EXERCISE:
In the records below, find the line containing "Output the Python" and the line containing "import plotly.graph_objects as go". Give again exactly those lines and every line between them, omitting the pictures.

== THE DATA ==

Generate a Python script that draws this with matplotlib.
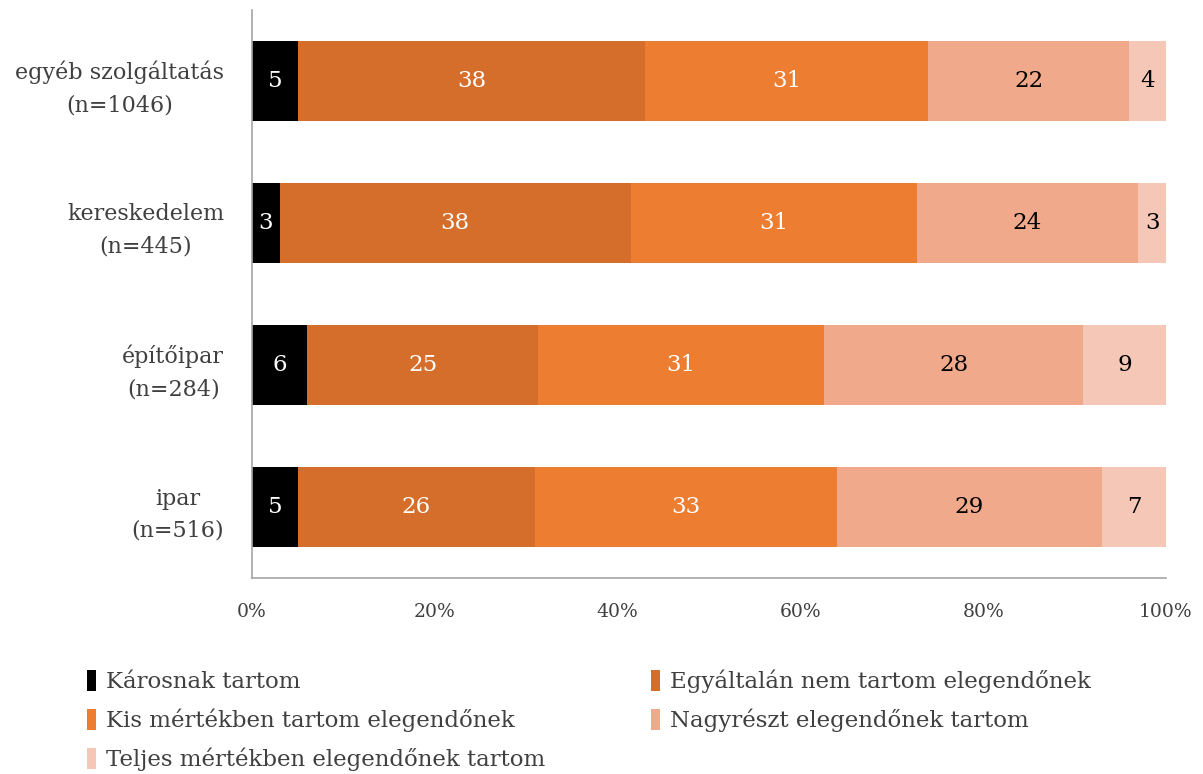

===
== THE DATA ==

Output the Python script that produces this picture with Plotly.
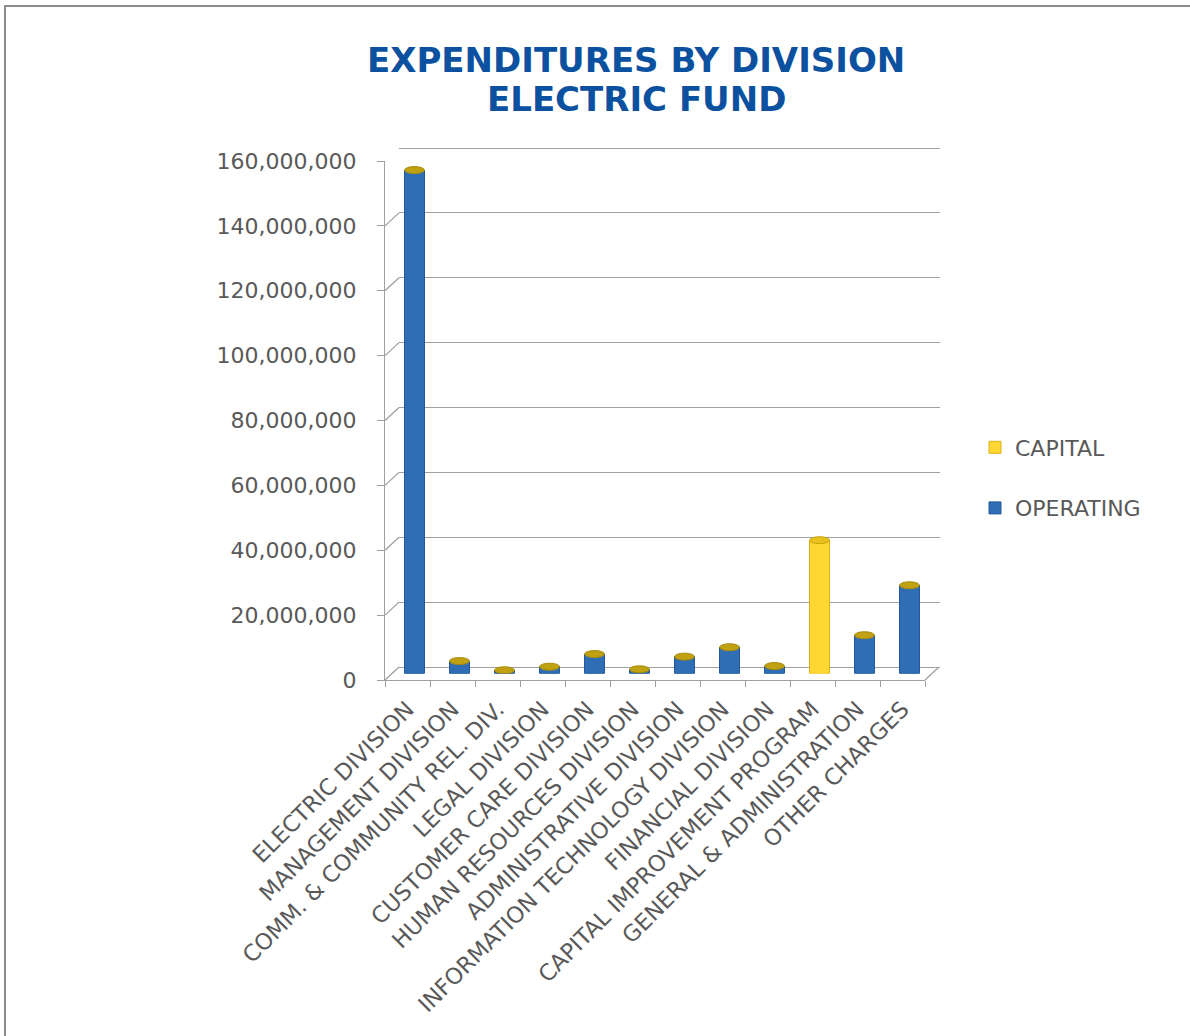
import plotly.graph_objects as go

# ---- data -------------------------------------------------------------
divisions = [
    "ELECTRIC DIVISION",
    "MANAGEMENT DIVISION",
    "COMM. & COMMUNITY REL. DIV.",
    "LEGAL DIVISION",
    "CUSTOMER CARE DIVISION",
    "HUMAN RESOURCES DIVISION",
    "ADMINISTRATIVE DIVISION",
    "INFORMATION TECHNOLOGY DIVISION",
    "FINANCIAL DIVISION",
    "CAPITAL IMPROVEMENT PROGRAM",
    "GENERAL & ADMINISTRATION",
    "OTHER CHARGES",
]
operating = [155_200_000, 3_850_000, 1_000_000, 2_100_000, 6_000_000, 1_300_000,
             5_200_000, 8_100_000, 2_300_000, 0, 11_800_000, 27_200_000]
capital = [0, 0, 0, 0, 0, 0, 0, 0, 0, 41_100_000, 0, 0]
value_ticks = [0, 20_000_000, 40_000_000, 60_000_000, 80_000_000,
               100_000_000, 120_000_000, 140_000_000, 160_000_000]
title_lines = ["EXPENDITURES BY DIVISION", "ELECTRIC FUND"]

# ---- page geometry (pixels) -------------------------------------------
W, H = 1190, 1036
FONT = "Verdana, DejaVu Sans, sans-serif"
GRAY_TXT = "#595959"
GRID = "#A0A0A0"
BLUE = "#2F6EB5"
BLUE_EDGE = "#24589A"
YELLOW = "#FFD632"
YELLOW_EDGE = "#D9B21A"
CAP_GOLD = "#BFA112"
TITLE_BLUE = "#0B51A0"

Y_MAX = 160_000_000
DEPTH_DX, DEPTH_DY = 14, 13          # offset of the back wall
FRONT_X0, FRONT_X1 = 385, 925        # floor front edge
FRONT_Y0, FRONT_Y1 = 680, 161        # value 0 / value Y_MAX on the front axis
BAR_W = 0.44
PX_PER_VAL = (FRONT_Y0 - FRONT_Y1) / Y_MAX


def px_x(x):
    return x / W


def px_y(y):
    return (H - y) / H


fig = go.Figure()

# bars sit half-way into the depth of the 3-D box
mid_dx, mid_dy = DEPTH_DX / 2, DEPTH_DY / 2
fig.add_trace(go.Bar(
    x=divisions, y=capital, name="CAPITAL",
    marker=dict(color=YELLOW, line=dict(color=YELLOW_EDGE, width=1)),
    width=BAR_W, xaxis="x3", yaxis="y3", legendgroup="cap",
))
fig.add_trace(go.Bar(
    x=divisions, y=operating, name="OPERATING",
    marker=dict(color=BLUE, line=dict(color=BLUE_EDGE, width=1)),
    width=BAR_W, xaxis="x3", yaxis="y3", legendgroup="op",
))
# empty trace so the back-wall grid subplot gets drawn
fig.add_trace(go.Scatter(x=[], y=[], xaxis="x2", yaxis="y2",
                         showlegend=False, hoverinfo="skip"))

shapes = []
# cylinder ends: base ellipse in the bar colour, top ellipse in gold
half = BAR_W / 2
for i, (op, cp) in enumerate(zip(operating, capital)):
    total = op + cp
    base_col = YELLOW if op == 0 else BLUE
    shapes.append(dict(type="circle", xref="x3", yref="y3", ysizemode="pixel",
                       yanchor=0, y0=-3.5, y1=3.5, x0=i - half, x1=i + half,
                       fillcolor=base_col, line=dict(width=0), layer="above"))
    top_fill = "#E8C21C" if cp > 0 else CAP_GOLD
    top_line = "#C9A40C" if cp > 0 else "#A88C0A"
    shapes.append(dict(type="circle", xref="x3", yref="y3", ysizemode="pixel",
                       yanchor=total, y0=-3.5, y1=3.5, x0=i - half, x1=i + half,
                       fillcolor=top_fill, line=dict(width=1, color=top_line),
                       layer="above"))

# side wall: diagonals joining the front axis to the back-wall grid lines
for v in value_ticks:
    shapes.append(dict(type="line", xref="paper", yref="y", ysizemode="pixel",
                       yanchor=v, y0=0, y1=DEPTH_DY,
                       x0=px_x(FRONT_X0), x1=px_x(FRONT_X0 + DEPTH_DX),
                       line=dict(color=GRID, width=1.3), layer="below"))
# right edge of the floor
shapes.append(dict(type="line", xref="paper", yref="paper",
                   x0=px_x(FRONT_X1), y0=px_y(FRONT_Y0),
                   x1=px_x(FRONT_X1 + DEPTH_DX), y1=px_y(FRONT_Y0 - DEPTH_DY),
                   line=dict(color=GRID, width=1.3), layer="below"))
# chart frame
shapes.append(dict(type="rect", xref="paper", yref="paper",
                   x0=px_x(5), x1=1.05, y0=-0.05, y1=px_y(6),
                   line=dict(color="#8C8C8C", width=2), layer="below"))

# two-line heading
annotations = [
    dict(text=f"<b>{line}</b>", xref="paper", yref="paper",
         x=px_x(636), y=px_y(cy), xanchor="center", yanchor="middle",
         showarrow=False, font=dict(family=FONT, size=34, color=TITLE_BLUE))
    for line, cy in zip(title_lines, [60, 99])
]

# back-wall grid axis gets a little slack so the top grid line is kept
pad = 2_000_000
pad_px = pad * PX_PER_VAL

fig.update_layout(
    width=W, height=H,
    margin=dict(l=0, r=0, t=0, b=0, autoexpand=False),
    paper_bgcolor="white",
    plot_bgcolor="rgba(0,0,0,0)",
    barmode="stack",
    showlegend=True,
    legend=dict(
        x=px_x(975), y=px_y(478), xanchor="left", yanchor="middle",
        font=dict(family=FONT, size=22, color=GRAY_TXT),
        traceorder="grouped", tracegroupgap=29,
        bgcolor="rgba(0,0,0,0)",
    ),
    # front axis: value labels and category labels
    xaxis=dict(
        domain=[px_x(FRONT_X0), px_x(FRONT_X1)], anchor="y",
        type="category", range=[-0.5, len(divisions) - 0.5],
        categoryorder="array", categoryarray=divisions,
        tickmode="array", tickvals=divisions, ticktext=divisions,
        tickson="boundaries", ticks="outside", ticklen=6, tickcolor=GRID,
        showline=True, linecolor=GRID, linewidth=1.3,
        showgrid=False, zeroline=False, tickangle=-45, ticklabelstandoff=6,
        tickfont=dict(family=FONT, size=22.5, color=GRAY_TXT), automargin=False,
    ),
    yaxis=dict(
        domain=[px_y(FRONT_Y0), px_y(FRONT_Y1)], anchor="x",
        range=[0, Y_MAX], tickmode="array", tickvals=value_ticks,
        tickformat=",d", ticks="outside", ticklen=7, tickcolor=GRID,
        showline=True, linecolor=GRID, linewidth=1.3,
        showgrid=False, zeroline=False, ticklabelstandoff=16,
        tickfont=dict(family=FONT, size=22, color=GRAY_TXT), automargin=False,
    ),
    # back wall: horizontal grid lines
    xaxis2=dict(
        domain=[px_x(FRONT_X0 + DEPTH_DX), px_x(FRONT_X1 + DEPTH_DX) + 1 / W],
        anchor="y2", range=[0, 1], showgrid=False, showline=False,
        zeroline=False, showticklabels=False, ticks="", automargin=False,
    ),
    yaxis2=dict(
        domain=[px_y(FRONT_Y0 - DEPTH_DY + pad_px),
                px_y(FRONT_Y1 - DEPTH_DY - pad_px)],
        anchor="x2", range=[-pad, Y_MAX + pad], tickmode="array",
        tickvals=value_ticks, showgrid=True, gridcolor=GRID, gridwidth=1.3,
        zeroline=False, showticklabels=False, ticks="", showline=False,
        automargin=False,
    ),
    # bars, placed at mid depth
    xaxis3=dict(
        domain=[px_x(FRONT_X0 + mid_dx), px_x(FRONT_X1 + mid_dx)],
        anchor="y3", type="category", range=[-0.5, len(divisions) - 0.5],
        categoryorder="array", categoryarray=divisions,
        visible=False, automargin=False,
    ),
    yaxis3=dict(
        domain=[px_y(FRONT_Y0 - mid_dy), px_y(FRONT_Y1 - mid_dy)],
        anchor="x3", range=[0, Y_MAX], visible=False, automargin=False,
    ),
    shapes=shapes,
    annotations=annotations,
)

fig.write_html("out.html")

===
== THE DATA ==

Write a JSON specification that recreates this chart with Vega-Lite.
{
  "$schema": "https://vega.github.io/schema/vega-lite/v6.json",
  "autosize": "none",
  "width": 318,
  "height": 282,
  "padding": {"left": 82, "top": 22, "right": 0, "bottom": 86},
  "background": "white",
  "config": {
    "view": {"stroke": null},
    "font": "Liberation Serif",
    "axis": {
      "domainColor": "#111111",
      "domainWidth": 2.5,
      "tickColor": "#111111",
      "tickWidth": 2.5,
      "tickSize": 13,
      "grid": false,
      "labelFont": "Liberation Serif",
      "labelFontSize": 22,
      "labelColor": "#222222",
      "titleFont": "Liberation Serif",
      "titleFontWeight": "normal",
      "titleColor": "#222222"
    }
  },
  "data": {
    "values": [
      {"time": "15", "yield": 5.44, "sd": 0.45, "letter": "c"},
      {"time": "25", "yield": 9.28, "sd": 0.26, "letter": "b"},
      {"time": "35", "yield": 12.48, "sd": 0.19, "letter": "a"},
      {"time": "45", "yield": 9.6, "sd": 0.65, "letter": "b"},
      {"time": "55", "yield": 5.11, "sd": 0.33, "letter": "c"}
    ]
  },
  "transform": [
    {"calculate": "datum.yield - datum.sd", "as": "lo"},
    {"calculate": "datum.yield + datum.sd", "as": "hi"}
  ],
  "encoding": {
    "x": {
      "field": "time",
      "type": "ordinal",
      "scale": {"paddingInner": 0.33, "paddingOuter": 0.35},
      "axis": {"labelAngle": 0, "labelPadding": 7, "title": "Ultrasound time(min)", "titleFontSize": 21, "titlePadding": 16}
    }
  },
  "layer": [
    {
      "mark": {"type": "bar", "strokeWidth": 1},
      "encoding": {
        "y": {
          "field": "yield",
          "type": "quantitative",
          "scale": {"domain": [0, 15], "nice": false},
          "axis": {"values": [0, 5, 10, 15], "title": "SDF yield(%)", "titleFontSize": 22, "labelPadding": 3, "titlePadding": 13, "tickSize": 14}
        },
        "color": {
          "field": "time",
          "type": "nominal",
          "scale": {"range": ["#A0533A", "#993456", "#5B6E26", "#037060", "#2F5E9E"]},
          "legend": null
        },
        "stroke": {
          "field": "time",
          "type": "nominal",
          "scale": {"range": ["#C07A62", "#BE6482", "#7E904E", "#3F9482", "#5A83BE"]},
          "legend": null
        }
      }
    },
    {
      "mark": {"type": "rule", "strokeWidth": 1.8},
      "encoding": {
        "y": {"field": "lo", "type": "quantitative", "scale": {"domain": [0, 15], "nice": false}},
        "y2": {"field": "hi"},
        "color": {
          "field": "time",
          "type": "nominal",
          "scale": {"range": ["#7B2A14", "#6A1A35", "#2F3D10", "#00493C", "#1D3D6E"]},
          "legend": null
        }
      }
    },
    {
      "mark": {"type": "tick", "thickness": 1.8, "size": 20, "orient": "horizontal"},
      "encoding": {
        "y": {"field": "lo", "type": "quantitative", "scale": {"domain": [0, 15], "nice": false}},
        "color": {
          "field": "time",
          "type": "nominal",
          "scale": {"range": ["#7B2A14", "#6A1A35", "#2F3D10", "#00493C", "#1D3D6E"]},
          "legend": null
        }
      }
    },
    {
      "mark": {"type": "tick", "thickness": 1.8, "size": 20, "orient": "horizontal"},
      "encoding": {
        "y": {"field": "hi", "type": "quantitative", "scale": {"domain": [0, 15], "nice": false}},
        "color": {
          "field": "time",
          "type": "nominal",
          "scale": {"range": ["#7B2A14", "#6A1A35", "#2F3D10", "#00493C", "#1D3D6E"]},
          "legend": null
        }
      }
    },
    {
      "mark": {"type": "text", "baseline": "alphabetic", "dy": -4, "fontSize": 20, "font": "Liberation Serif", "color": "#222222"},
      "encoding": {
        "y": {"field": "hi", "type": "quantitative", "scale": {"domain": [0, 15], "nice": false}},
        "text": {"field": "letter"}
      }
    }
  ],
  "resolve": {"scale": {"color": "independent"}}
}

===

ANSWER TO THE TASK:
Output the Python script that produces this picture with Plotly.
import plotly.graph_objects as go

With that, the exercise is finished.